Analysis: The income of the society arose from collective disposal of the labour of its members, bringing the claim within section 80P(2)(a)(vi), but the proviso to section 80P(2)(a) restricts voting rights in such a society to specified classes. The bye-laws conferred voting rights on sympathiser members who had no right to labour. The Court held that the effect of section 20 of the Kerala Co-operative Societies Act and section 2(m) was that voting rights were confined to members having the status contemplated by the Act, while Rule 5 required bye-laws to conform to the Act. If the bye-laws were inconsistent with the Act and Rules, the voting-right provision would be void.

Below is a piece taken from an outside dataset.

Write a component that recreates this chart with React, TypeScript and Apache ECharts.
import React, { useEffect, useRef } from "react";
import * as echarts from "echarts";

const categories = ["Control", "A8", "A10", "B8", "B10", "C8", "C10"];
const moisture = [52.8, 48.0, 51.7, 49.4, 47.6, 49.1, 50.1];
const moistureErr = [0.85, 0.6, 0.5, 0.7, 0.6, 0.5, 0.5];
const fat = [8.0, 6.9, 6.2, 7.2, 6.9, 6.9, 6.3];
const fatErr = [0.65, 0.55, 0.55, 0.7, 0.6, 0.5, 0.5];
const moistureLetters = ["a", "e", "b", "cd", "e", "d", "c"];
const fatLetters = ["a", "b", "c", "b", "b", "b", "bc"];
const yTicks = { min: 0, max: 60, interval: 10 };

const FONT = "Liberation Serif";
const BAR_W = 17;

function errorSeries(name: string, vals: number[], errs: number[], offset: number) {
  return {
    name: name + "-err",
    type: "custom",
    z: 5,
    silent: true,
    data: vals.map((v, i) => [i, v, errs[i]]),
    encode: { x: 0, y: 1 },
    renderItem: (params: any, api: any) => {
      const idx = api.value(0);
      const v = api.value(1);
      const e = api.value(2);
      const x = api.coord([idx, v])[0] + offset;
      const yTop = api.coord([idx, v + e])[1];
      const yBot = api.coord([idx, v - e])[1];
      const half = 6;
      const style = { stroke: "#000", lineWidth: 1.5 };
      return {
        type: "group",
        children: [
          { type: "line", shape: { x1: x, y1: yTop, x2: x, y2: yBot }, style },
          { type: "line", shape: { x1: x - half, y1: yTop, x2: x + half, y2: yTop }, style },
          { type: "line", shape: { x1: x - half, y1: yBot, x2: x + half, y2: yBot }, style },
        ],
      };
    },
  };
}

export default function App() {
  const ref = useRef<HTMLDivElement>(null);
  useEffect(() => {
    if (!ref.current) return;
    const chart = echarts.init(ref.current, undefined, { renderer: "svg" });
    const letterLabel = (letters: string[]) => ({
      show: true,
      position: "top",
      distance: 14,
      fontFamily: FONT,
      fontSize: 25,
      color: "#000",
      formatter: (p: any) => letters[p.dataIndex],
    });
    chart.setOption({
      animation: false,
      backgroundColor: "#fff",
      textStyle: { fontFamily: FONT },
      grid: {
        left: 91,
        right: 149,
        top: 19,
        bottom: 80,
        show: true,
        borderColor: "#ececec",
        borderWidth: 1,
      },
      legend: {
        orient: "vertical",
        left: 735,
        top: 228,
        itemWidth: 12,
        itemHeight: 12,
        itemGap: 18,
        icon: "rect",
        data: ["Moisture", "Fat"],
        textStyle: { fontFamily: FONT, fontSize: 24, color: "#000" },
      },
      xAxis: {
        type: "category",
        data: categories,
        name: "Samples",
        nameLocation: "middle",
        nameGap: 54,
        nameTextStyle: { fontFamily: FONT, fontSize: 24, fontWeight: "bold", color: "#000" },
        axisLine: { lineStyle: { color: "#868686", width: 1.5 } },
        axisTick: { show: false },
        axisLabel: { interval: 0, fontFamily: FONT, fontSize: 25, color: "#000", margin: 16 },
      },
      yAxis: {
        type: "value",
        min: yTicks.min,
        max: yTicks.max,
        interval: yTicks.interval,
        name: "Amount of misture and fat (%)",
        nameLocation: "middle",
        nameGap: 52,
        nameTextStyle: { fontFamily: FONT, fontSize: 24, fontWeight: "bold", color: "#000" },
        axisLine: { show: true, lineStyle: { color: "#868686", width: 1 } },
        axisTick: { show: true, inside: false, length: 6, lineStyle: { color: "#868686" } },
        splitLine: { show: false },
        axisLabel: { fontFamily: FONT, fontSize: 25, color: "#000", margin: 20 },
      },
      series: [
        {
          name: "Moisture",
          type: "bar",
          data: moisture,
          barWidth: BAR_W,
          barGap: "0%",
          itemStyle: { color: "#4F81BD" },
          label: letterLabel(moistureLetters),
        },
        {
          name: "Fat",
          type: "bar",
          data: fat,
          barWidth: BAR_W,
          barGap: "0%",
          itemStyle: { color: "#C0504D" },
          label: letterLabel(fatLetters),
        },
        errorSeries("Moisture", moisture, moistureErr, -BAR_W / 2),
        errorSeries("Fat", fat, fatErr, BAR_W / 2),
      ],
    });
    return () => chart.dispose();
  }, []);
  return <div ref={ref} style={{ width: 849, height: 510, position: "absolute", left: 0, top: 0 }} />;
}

The Tribunal had not properly examined these provisions and had merely followed another Tribunal decision without establishing its applicability under the Kerala enactment.
Conclusion: The Tribunal's order could not stand and was set aside. The matter was remitted to the Tribunal for fresh consideration in accordance with law, and the referred question was not answered.
Final Conclusion: The exemption claim was left for reconsideration after proper examination of the statutory validity of the bye-laws governing voting rights, and the case was sent back for a fresh decision on that basis.
Ratio Decidendi: In determining eligibility for exemption under section 80P(2)(a)(vi), the adjudicating authority must first examine whether the society's bye-laws comply with the governing co-operative statute and rules, because a bye-law inconsistent with the parent Act is ultra vires and cannot control the statutory exemption.